Johnson C. Smith University, which has faced public scrutiny over its finances, has hired a new leader who brings experience as a Philadelphia city treasurer, chief of staff and university administrator.
Clarence “Clay” Armbrister will become the 14th president of the historically black school effective Jan. 1, JCSU announced Wednesday. He succeeds Ron Carter, who will step down after leading the 150-year-old university for nine years.
Armbrister is president of Philadelphia’s Girard College, an independent college preparatory school for students from economically disadvantaged families.
He’s likely to have an impact even for residents with no connection to JCSU. Carter has been one of Charlotte’s most ambitious public figures.
Shirley Hughes, chair of JCSU’s Presidential Search Committee, said Armbrister’s experience across several sectors helped him stand out among the candidates. “His varied background in education, finance, government and law brings an exceptionally broad lens to the increasingly complex demands of...higher education today,” Hughes said in a statement.

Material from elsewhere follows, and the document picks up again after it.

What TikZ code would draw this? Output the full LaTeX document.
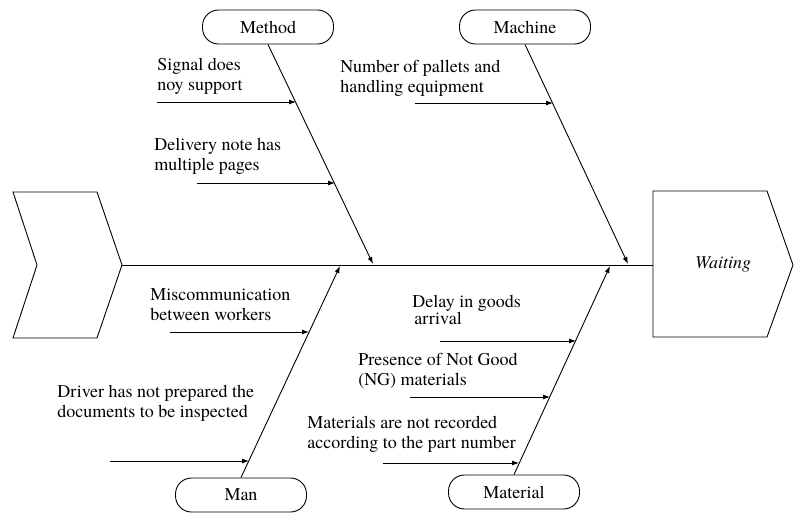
\documentclass[tikz,border=0pt]{standalone}
\usepackage{fontspec}
\setmainfont{texgyretermes}[Extension=.otf,UprightFont=*-regular,ItalicFont=*-italic,BoldFont=*-bold,BoldItalicFont=*-bolditalic]
\usetikzlibrary{arrows.meta}

\begin{document}
\begin{tikzpicture}[x=1pt,y=-1pt,line width=0.9pt,
	font=\rmfamily\fontsize{18}{20}\selectfont,
	cat/.style={draw,rounded corners=16pt,minimum width=131pt,minimum height=34pt,inner sep=0pt},
	cause/.style={anchor=north west,align=left,inner sep=0pt},
	bone/.style={-{Latex[length=7pt,width=5pt]}}]
	\useasboundingbox (0,0) rectangle (795,513);
	% tail and head
	\draw (13,192) -- (97,192) -- (122,265) -- (97,338) -- (13,338) -- (37,265) -- cycle;
	\draw (653,191) -- (767,191) -- (793,265) -- (767,337) -- (653,337) -- cycle;
	\node (effect) at (723,264) {\textit{Waiting}};
	\coordinate (tail) at (122,265);
	\coordinate (head) at (653,265);
	\draw (tail) -- (head);
	% categories
	\node[cat] (method)   at (268,27)  {Method};
	\node[cat] (machine)  at (525,27)  {Machine};
	\node[cat] (man)      at (241,495) {Man};
	\node[cat] (material) at (514,492) {Material};
	\coordinate (mjoin) at (373,264);
	\coordinate (cjoin) at (628,264);
	\coordinate (hjoin) at (340,266);
	\coordinate (tjoin) at (610,266);
	\draw[bone] (method.south)   -- (mjoin);
	\draw[bone] (machine.south)  -- (cjoin);
	\draw[bone] (man.north)      -- (hjoin);
	\draw[bone] (material.north) -- (tjoin);
	% causes
	\node[cause] (sigtxt) at (157,58)  {Signal does\\noy support};
	\node[cause] (dlvtxt) at (154,138) {Delivery note has\\multiple pages};
	\node[cause] (paltxt) at (340,60)  {Number of pallets and\\handling equipment};
	\node[cause] (mistxt) at (150,288) {Miscommunication\\between workers};
	\node[cause] (drvtxt) at (57,385)  {Driver has not prepared the\\documents to be inspected};
	\node[cause,font=\rmfamily\fontsize{18}{17}\selectfont] (dlytxt) at (412,295) {Delay in goods\\\hspace{2pt}arrival};
	\node[cause] (ngmtxt) at (358,353) {Presence of Not Good\\(NG) materials};
	\node[cause] (rectxt) at (307,416) {Materials are not recorded\\according to the part number};
	\coordinate (sig0) at (157,102); \coordinate (sig) at (296,102);
	\coordinate (dlv0) at (197,183); \coordinate (dlv) at (335,183);
	\coordinate (pal0) at (415,103); \coordinate (pal) at (553,103);
	\coordinate (mis0) at (170,332); \coordinate (mis) at (309,332);
	\coordinate (drv0) at (110,461); \coordinate (drv) at (249,461);
	\coordinate (dly0) at (440,341); \coordinate (dly) at (576,341);
	\coordinate (ngm0) at (410,397); \coordinate (ngm) at (550,397);
	\coordinate (rec0) at (383,463); \coordinate (rec) at (519,463);
	\draw[bone] (sig0) -- (sig);
	\draw[bone] (dlv0) -- (dlv);
	\draw[bone] (pal0) -- (pal);
	\draw[bone] (mis0) -- (mis);
	\draw[bone] (drv0) -- (drv);
	\draw[bone] (dly0) -- (dly);
	\draw[bone] (ngm0) -- (ngm);
	\draw[bone] (rec0) -- (rec);
\end{tikzpicture}
\end{document}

Armbrister’s leadership experience includes time in the School District of Philadelphia and senior administrative positions at Temple University and Johns Hopkins University.
JCSU has struggled financially in recent years, including accusations that the school had a significant cash-flow problem. In 2015, a former trustee petitioned to have Carter removed as president, raising questions about his business savvy and leadership skills.
Documents filed with the Internal Revenue Service showed a $7.5 million deficit for the fiscal year ending on June 30, 2014, and a $10 million deficit for the year ending on June 30, 2013. That stood in contrast to a $29 million surplus for the year ending on June 30, 2012.
The public scrutiny came eight months after the U.S. Department of Education placed the university on its “heightened cash monitoring” list of more than 550 colleges and universities.
JCSU was under federal order to pay back $1.8 million in student aid that auditors said the university received in violation of government regulations, Carter confirmed to the Observer last year. A report filed in 2015 by the U.S. Department of Education detailed “significant areas of noncompliance.”
Carter said last year that the financial aid department made mistakes during a period of transition several years ago and changes have been made to ensure they don’t happen again.
Finance, education background
Armbrister brings with him an expertise in finances, including tenure as executive vice president and chief operating officer at Temple University. There, he was responsible for $400 million in capital projects on several campuses.
In addition to his experience in elementary and secondary education at Girard College, Armbrister served as managing director for the School District of Philadelphia from 1996 to 1998. It was then the fourth largest school district in the United States with more than 215,000 students.
He also served as Philadelphia’s city treasurer from 1994 to 1996, and was chief of staff for former Philadelphia mayor Michael Nutter.
A native of Miami, Armbrister received a Bachelor of Arts degree in political science and in economics from the University of Pennsylvania. He earned his Juris Doctor degree from the University of Michigan Law School.
Armbrister’s wife, Denise, is a senior vice president with Wells Fargo Corp. and executive director of the Wells Fargo Regional Foundation and the Wells Fargo Regional Community Development Corp.
He and his wife have five children, including a daughter who is a graduate of Spelman College in Atlanta and a son who is a senior at North Carolina Central University.